### [WORK TO DO]
Without the pictures, return all of the material exactly as written.

### [RECORDED INFORMATION]

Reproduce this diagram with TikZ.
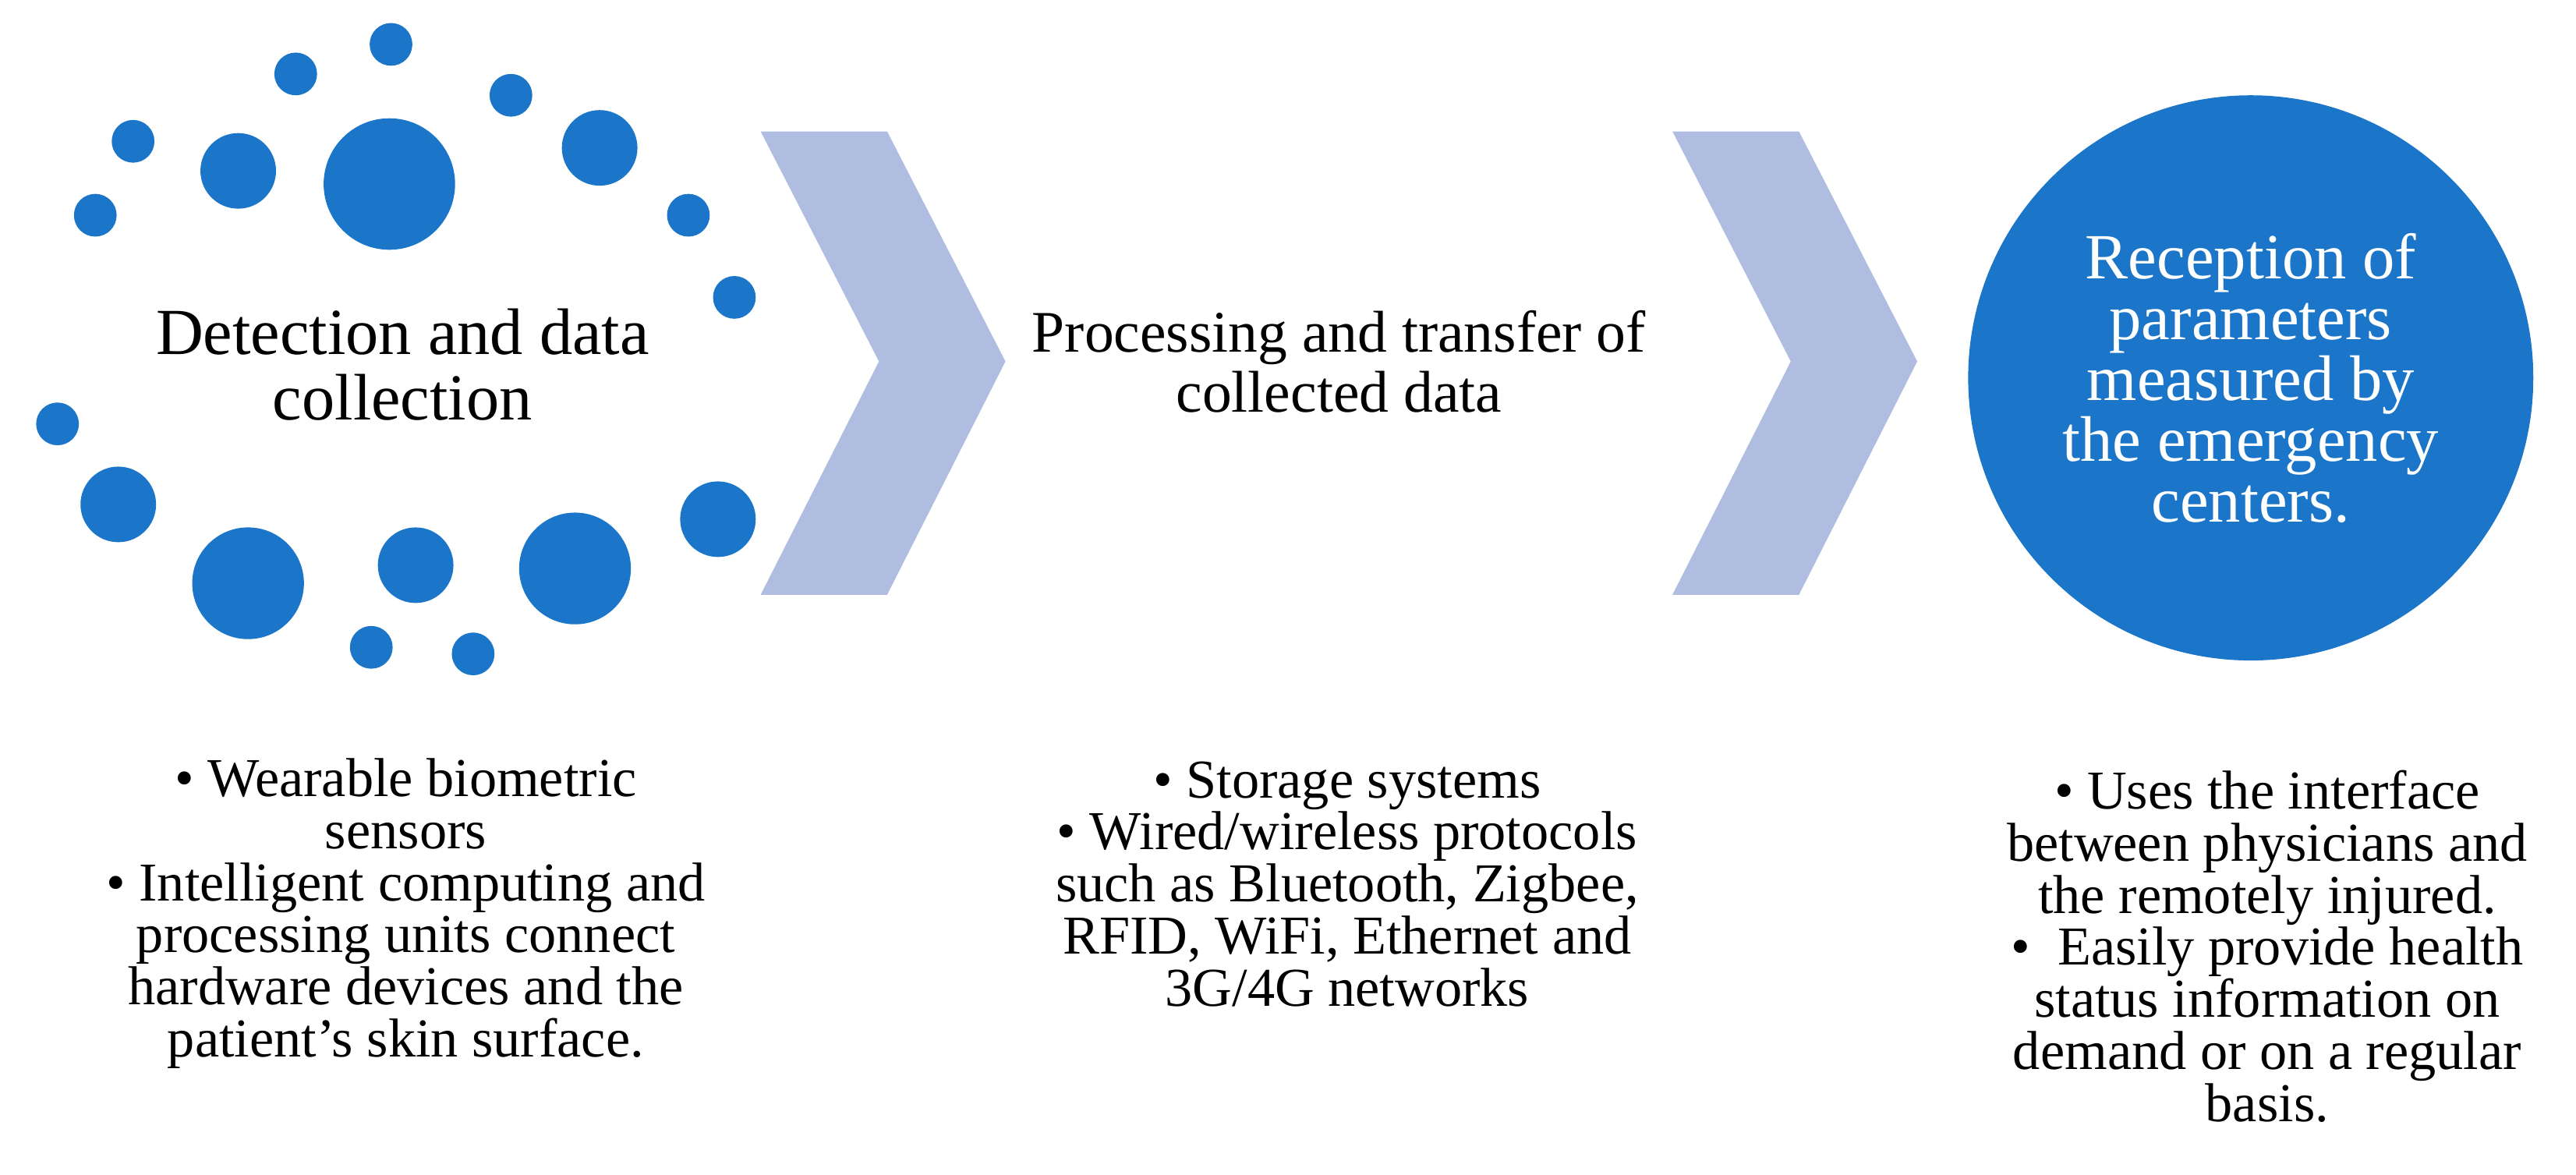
\documentclass[tikz,border=0pt]{standalone}
\usepackage{fontspec}
\setmainfont{Liberation Serif}
\definecolor{dotblue}{HTML}{1B75C9}
\definecolor{chevron}{HTML}{AEBDE0}
\tikzset{
  dot/.style={fill=dotblue, draw=none},
  chev/.style={fill=chevron, draw=none},
  bullets/.style={align=center, font=\fontsize{20}{19}\selectfont},
}
\begin{document}
\begin{tikzpicture}[x=0.02107cm, y=-0.02107cm]
	\useasboundingbox (0,0) rectangle (1568,715);
	% ring of dots
	\foreach \px/\py/\r in {238/27/13, 180/45/13, 311/58/13, 81/86/13, 145/104/23, 237/112/40,
		365/90/23, 58/131/13, 419/131/13, 447/181/13, 35/258/13, 72/307/23, 151/355/34,
		253/344/23, 350/346/34, 437/316/23, 226/394/13, 288/398/13}
		\fill[dot] (\px,\py) circle[radius=\r*0.02107cm];
	
	\draw[chev] (463,80) -- (540,80) -- (612,220) -- (540,362) -- (463,362) -- (535,220) -- cycle;
	\draw[chev] (1018,80) -- (1095,80) -- (1167,220) -- (1095,362) -- (1018,362) -- (1090,220) -- cycle;
	\fill[dot] (1370,230) circle[radius=172*0.02107cm];
	
	\node[align=center, font=\fontsize{24}{24}\selectfont] (detect) at (245,222) {Detection and data\\collection};
	\node[align=center, font=\fontsize{21.5}{22}\selectfont] (process) at (815,220) {Processing and transfer of\\collected data};
	\node[align=center, text=white, font=\fontsize{23.5}{22.2}\selectfont] (receive) at (1370,230)
		{Reception of\\parameters\\measured by\\the emergency\\centers.};
	
	\node[bullets] (sensors) at (247,556) {\textbullet\ Wearable biometric\\sensors\\\textbullet\ Intelligent computing and\\processing units connect\\hardware devices and the\\patient's skin surface.};
	\node[bullets] (storage) at (820,538) {\textbullet\ Storage systems\\\textbullet\ Wired/wireless protocols\\such as Bluetooth, Zigbee,\\RFID, WiFi, Ethernet and\\3G/4G networks};
	\node[bullets] (interface) at (1380,576) {\textbullet\ Uses the interface\\between physicians and\\the remotely injured.\\\textbullet\ \ Easily provide health\\status information on\\demand or on a regular\\basis.};
\end{tikzpicture}
\end{document}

### [EXERCISE ANSWER]
Reproduce this diagram with TikZ.
\documentclass[tikz,border=0pt]{standalone}
\usepackage{fontspec}
\setmainfont{Liberation Serif}
\definecolor{dotblue}{HTML}{1B75C9}
\definecolor{chevron}{HTML}{AEBDE0}
\tikzset{
  dot/.style={fill=dotblue, draw=none},
  chev/.style={fill=chevron, draw=none},
  bullets/.style={align=center, font=\fontsize{20}{19}\selectfont},
}
\begin{document}
\begin{tikzpicture}[x=0.02107cm, y=-0.02107cm]
	\useasboundingbox (0,0) rectangle (1568,715);
	% ring of dots
	\foreach \px/\py/\r in {238/27/13, 180/45/13, 311/58/13, 81/86/13, 145/104/23, 237/112/40,
		365/90/23, 58/131/13, 419/131/13, 447/181/13, 35/258/13, 72/307/23, 151/355/34,
		253/344/23, 350/346/34, 437/316/23, 226/394/13, 288/398/13}
		\fill[dot] (\px,\py) circle[radius=\r*0.02107cm];
	
	\draw[chev] (463,80) -- (540,80) -- (612,220) -- (540,362) -- (463,362) -- (535,220) -- cycle;
	\draw[chev] (1018,80) -- (1095,80) -- (1167,220) -- (1095,362) -- (1018,362) -- (1090,220) -- cycle;
	\fill[dot] (1370,230) circle[radius=172*0.02107cm];
	
	\node[align=center, font=\fontsize{24}{24}\selectfont] (detect) at (245,222) {Detection and data\\collection};
	\node[align=center, font=\fontsize{21.5}{22}\selectfont] (process) at (815,220) {Processing and transfer of\\collected data};
	\node[align=center, text=white, font=\fontsize{23.5}{22.2}\selectfont] (receive) at (1370,230)
		{Reception of\\parameters\\measured by\\the emergency\\centers.};
	
	\node[bullets] (sensors) at (247,556) {\textbullet\ Wearable biometric\\sensors\\\textbullet\ Intelligent computing and\\processing units connect\\hardware devices and the\\patient's skin surface.};
	\node[bullets] (storage) at (820,538) {\textbullet\ Storage systems\\\textbullet\ Wired/wireless protocols\\such as Bluetooth, Zigbee,\\RFID, WiFi, Ethernet and\\3G/4G networks};
	\node[bullets] (interface) at (1380,576) {\textbullet\ Uses the interface\\between physicians and\\the remotely injured.\\\textbullet\ \ Easily provide health\\status information on\\demand or on a regular\\basis.};
\end{tikzpicture}
\end{document}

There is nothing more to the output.